To be done: All entries must be repeated exactly; do not include the pictures.

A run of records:

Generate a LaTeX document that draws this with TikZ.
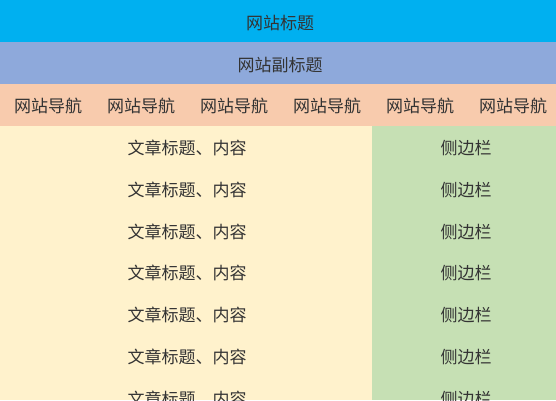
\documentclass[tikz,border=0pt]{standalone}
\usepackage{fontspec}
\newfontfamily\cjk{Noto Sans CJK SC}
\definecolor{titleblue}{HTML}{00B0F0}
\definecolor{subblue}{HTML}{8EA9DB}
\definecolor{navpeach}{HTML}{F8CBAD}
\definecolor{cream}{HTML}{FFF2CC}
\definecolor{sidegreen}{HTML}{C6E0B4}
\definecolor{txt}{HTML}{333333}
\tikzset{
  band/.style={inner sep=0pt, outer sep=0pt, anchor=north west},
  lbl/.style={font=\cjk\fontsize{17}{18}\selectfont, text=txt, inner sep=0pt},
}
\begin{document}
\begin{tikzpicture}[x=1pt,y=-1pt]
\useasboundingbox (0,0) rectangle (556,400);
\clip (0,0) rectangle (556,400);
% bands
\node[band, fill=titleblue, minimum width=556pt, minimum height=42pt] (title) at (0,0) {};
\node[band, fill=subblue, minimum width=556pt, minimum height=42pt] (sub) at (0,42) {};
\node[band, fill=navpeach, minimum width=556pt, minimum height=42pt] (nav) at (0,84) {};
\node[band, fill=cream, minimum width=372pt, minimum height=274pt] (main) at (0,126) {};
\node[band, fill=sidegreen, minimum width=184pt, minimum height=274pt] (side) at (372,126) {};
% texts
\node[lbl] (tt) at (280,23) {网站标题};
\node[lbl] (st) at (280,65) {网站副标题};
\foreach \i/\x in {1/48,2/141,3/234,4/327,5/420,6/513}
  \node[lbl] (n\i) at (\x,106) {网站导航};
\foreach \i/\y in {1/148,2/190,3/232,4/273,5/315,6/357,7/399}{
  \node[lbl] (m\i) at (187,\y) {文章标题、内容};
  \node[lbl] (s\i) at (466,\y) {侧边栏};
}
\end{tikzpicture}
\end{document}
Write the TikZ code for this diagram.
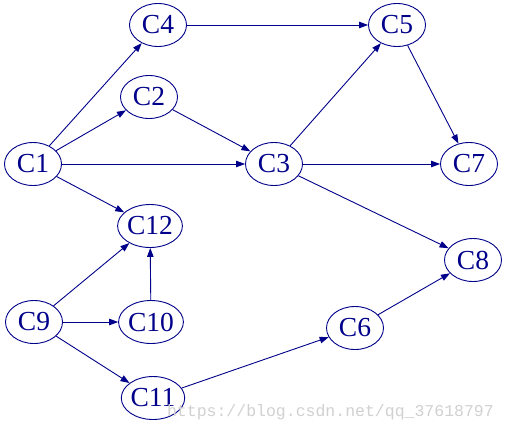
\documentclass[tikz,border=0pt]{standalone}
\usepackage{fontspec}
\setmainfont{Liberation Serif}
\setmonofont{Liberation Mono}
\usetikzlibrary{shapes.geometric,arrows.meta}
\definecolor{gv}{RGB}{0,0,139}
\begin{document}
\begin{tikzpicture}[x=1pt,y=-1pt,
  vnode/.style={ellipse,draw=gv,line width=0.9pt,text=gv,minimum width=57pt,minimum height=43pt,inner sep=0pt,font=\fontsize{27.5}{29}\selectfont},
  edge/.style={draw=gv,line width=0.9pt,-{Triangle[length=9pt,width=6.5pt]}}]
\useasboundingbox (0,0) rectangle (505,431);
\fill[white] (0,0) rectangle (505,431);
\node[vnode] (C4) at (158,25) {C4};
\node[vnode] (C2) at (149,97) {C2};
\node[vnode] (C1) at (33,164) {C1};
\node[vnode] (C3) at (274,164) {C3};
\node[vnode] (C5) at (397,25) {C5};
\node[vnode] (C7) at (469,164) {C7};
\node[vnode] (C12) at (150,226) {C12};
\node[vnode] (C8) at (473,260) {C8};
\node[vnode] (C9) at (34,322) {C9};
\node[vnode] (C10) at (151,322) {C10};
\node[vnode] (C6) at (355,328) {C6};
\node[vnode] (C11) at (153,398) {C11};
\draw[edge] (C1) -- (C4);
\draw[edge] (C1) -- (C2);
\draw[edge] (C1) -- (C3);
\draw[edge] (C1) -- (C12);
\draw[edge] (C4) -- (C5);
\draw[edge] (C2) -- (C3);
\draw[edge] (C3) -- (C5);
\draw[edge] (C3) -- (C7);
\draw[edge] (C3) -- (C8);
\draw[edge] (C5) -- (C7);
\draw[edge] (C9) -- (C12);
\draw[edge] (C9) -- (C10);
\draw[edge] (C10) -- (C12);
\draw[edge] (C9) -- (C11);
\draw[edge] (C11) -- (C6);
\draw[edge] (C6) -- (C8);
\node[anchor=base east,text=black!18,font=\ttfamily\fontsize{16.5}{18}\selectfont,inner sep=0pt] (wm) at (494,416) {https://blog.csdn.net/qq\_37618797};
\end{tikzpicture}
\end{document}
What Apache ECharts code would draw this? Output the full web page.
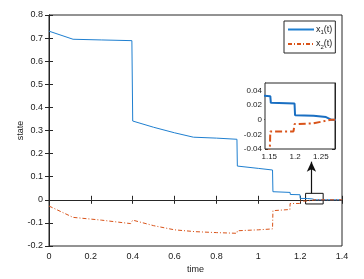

Answer to the task:
Generate a LaTeX document that draws this with TikZ.
\documentclass[tikz,border=0pt]{standalone}
\usepackage{fontspec}
\newfontfamily\cjk{Noto Sans CJK SC}
\definecolor{titleblue}{HTML}{00B0F0}
\definecolor{subblue}{HTML}{8EA9DB}
\definecolor{navpeach}{HTML}{F8CBAD}
\definecolor{cream}{HTML}{FFF2CC}
\definecolor{sidegreen}{HTML}{C6E0B4}
\definecolor{txt}{HTML}{333333}
\tikzset{
  band/.style={inner sep=0pt, outer sep=0pt, anchor=north west},
  lbl/.style={font=\cjk\fontsize{17}{18}\selectfont, text=txt, inner sep=0pt},
}
\begin{document}
\begin{tikzpicture}[x=1pt,y=-1pt]
\useasboundingbox (0,0) rectangle (556,400);
\clip (0,0) rectangle (556,400);
% bands
\node[band, fill=titleblue, minimum width=556pt, minimum height=42pt] (title) at (0,0) {};
\node[band, fill=subblue, minimum width=556pt, minimum height=42pt] (sub) at (0,42) {};
\node[band, fill=navpeach, minimum width=556pt, minimum height=42pt] (nav) at (0,84) {};
\node[band, fill=cream, minimum width=372pt, minimum height=274pt] (main) at (0,126) {};
\node[band, fill=sidegreen, minimum width=184pt, minimum height=274pt] (side) at (372,126) {};
% texts
\node[lbl] (tt) at (280,23) {网站标题};
\node[lbl] (st) at (280,65) {网站副标题};
\foreach \i/\x in {1/48,2/141,3/234,4/327,5/420,6/513}
  \node[lbl] (n\i) at (\x,106) {网站导航};
\foreach \i/\y in {1/148,2/190,3/232,4/273,5/315,6/357,7/399}{
  \node[lbl] (m\i) at (187,\y) {文章标题、内容};
  \node[lbl] (s\i) at (466,\y) {侧边栏};
}
\end{tikzpicture}
\end{document}
Write the TikZ code for this diagram.
\documentclass[tikz,border=0pt]{standalone}
\usepackage{fontspec}
\setmainfont{Liberation Serif}
\setmonofont{Liberation Mono}
\usetikzlibrary{shapes.geometric,arrows.meta}
\definecolor{gv}{RGB}{0,0,139}
\begin{document}
\begin{tikzpicture}[x=1pt,y=-1pt,
  vnode/.style={ellipse,draw=gv,line width=0.9pt,text=gv,minimum width=57pt,minimum height=43pt,inner sep=0pt,font=\fontsize{27.5}{29}\selectfont},
  edge/.style={draw=gv,line width=0.9pt,-{Triangle[length=9pt,width=6.5pt]}}]
\useasboundingbox (0,0) rectangle (505,431);
\fill[white] (0,0) rectangle (505,431);
\node[vnode] (C4) at (158,25) {C4};
\node[vnode] (C2) at (149,97) {C2};
\node[vnode] (C1) at (33,164) {C1};
\node[vnode] (C3) at (274,164) {C3};
\node[vnode] (C5) at (397,25) {C5};
\node[vnode] (C7) at (469,164) {C7};
\node[vnode] (C12) at (150,226) {C12};
\node[vnode] (C8) at (473,260) {C8};
\node[vnode] (C9) at (34,322) {C9};
\node[vnode] (C10) at (151,322) {C10};
\node[vnode] (C6) at (355,328) {C6};
\node[vnode] (C11) at (153,398) {C11};
\draw[edge] (C1) -- (C4);
\draw[edge] (C1) -- (C2);
\draw[edge] (C1) -- (C3);
\draw[edge] (C1) -- (C12);
\draw[edge] (C4) -- (C5);
\draw[edge] (C2) -- (C3);
\draw[edge] (C3) -- (C5);
\draw[edge] (C3) -- (C7);
\draw[edge] (C3) -- (C8);
\draw[edge] (C5) -- (C7);
\draw[edge] (C9) -- (C12);
\draw[edge] (C9) -- (C10);
\draw[edge] (C10) -- (C12);
\draw[edge] (C9) -- (C11);
\draw[edge] (C11) -- (C6);
\draw[edge] (C6) -- (C8);
\node[anchor=base east,text=black!18,font=\ttfamily\fontsize{16.5}{18}\selectfont,inner sep=0pt] (wm) at (494,416) {https://blog.csdn.net/qq\_37618797};
\end{tikzpicture}
\end{document}
What Apache ECharts code would draw this? Output the full web page.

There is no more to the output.